→ What to produce: All lines from the beginning of the listing through the line with "rmax_v200 = [2.49, 2.69, 2.89, 3.45]" are to be copied word for word; the pictures are not.

## start

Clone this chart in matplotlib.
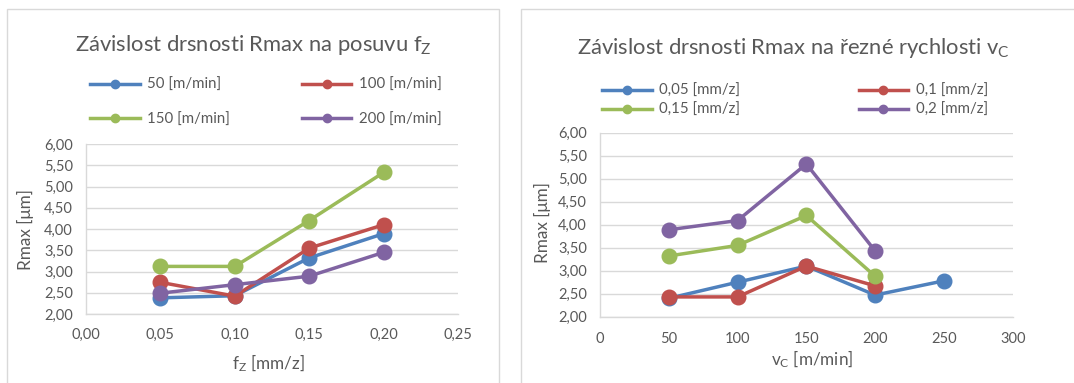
import matplotlib
matplotlib.use("Agg")
import matplotlib.pyplot as plt
from matplotlib.patches import Rectangle
from matplotlib.lines import Line2D
from matplotlib.ticker import FuncFormatter, MultipleLocator

plt.rcParams['font.family'] = ['Lato', 'DejaVu Sans']
plt.rcParams['mathtext.fontset'] = 'custom'
plt.rcParams['mathtext.rm'] = 'Lato'
plt.rcParams['mathtext.it'] = 'Lato'

# ---------------- data ----------------
fz = [0.05, 0.10, 0.15, 0.20]
left_labels = ["50 [m/min]", "100 [m/min]", "150 [m/min]", "200 [m/min]"]
rmax_v50 = [2.38, 2.43, 3.32, 3.89]
rmax_v100 = [2.745, 2.42, 3.55, 4.10]
rmax_v150 = [3.12, 3.12, 4.20, 5.33]
rmax_v200 = [2.49, 2.69, 2.89, 3.45]

vc_a = [50, 100, 150, 200, 250]
vc_b = [50, 100, 150, 200]
right_labels = ["0,05 [mm/z]", "0,1 [mm/z]", "0,15 [mm/z]", "0,2 [mm/z]"]
rmax_f005 = [2.40, 2.75, 3.10, 2.47, 2.78]
rmax_f010 = [2.43, 2.43, 3.10, 2.67]
rmax_f015 = [3.32, 3.55, 4.20, 2.88]
rmax_f020 = [3.89, 4.09, 5.32, 3.43]

colors = ["#4F81BD", "#C0504D", "#9BBB59", "#8064A2"]
TXT = "#595959"
GRID = "#D9D9D9"

TICK_FS = 10.5
LAB_FS = 12.3
LEG_FS = 10.8
TITLE_FS = 15.8

W, H = 1074, 383
fig = plt.figure(figsize=(W / 100, H / 100), dpi=100)


def fx(px):
    return px / W


def fy(py):
    return 1 - py / H


# panel borders
fig.add_artist(Rectangle((fx(7), fy(390)), fx(492), fy(9) - fy(390), transform=fig.transFigure,
                         fill=False, edgecolor=GRID, lw=1.0))
fig.add_artist(Rectangle((fx(520.5), fy(390)), fx(600), fy(9) - fy(390), transform=fig.transFigure,
                         fill=False, edgecolor=GRID, lw=1.0))


def comma(v, pos, nd=2):
    return f"{v:.{nd}f}".replace('.', ',')


def style(ax, xlim, xstep, xfmt, xpad):
    ax.set_ylim(2, 6)
    ax.set_xlim(*xlim)
    ax.yaxis.set_major_locator(MultipleLocator(0.5))
    ax.xaxis.set_major_locator(MultipleLocator(xstep))
    ax.yaxis.set_major_formatter(FuncFormatter(lambda v, p: comma(v, p, 2)))
    ax.xaxis.set_major_formatter(FuncFormatter(xfmt))
    ax.grid(axis='y', color=GRID, lw=1.0)
    ax.set_axisbelow(True)
    for s in ['top', 'right']:
        ax.spines[s].set_visible(False)
    for s in ['left', 'bottom']:
        ax.spines[s].set_color(GRID)
        ax.spines[s].set_linewidth(1.0)
    ax.tick_params(length=0, labelsize=TICK_FS, colors=TXT)
    ax.tick_params(axis='x', pad=xpad)
    ax.tick_params(axis='y', pad=9.5)


LW = 2.5
MS = 10.5

# ---------------- left chart ----------------
axL = fig.add_axes([fx(86), fy(314), fx(458) - fx(86), fy(144) - fy(314)])
style(axL, (0, 0.25), 0.05, lambda v, p: comma(v, p, 2), 10)
linesL = []
for ys, c, lab in zip([rmax_v50, rmax_v100, rmax_v150, rmax_v200], colors, left_labels):
    l, = axL.plot(fz, ys, color=c, lw=LW, marker='o', ms=MS, label=lab, solid_capstyle='round')
    linesL.append(l)
axL.set_ylabel("Rmax [μm]", fontsize=LAB_FS, color=TXT)
axL.set_xlabel(r"$\mathregular{f_Z}$ [mm/z]", fontsize=LAB_FS, color=TXT)
axL.yaxis.set_label_coords(-0.140, 0.494)
axL.xaxis.set_label_coords(0.489, -0.225)
fig.text(fx(253), fy(45), r"Závislost drsnosti Rmax na posuvu $\mathregular{f_Z}$",
         ha='center', va='center', fontsize=TITLE_FS, color=TXT)

# ---------------- right chart ----------------
axR = fig.add_axes([fx(600), fy(316.7), fx(1012.7) - fx(600), fy(132.7) - fy(316.7)])
style(axR, (0, 300), 50, lambda v, p: f"{int(v)}", 11)
linesR = []
for xs, ys, c, lab in zip([vc_a, vc_b, vc_b, vc_b], [rmax_f005, rmax_f010, rmax_f015, rmax_f020],
                          colors, right_labels):
    l, = axR.plot(xs, ys, color=c, lw=LW, marker='o', ms=MS, label=lab, solid_capstyle='round')
    linesR.append(l)
axR.set_ylabel("Rmax [μm]", fontsize=LAB_FS, color=TXT)
axR.set_xlabel(r"$\mathregular{v_C}$ [m/min]", fontsize=LAB_FS, color=TXT)
axR.yaxis.set_label_coords(-0.119, 0.509)
axR.xaxis.set_label_coords(0.514, -0.175)
fig.text(fx(793), fy(48), r"Závislost drsnosti Rmax na řezné rychlosti $\mathregular{v_C}$",
         ha='center', va='center', fontsize=TITLE_FS, color=TXT)


def proxies(lines):
    return [Line2D([], [], color=l.get_color(), lw=LW, marker='o', ms=6) for l in lines]


def make_legend(lines, labels, x0, ytop, colsp, rowsp):
    h = proxies(lines)
    order = [0, 2, 1, 3]
    leg = fig.legend([h[i] for i in order], [labels[i] for i in order], ncol=2,
                     loc='upper left', bbox_to_anchor=(fx(x0), fy(ytop)),
                     bbox_transform=fig.transFigure, frameon=False,
                     fontsize=LEG_FS, handlelength=3.3, handletextpad=0.5,
                     columnspacing=colsp, labelspacing=rowsp, borderpad=0, borderaxespad=0)
    for t in leg.get_texts():
        t.set_color(TXT)
    return leg


make_legend(linesL, left_labels, 90, 78, 4.8, 1.35)
make_legend(linesR, right_labels, 602, 84, 7.9, 0.33)

fig.savefig("out.png", dpi=100, facecolor='white')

## end

→ Output for this task:
Clone this chart in matplotlib.
import matplotlib
matplotlib.use("Agg")
import matplotlib.pyplot as plt
from matplotlib.patches import Rectangle
from matplotlib.lines import Line2D
from matplotlib.ticker import FuncFormatter, MultipleLocator

plt.rcParams['font.family'] = ['Lato', 'DejaVu Sans']
plt.rcParams['mathtext.fontset'] = 'custom'
plt.rcParams['mathtext.rm'] = 'Lato'
plt.rcParams['mathtext.it'] = 'Lato'

# ---------------- data ----------------
fz = [0.05, 0.10, 0.15, 0.20]
left_labels = ["50 [m/min]", "100 [m/min]", "150 [m/min]", "200 [m/min]"]
rmax_v50 = [2.38, 2.43, 3.32, 3.89]
rmax_v100 = [2.745, 2.42, 3.55, 4.10]
rmax_v150 = [3.12, 3.12, 4.20, 5.33]
rmax_v200 = [2.49, 2.69, 2.89, 3.45]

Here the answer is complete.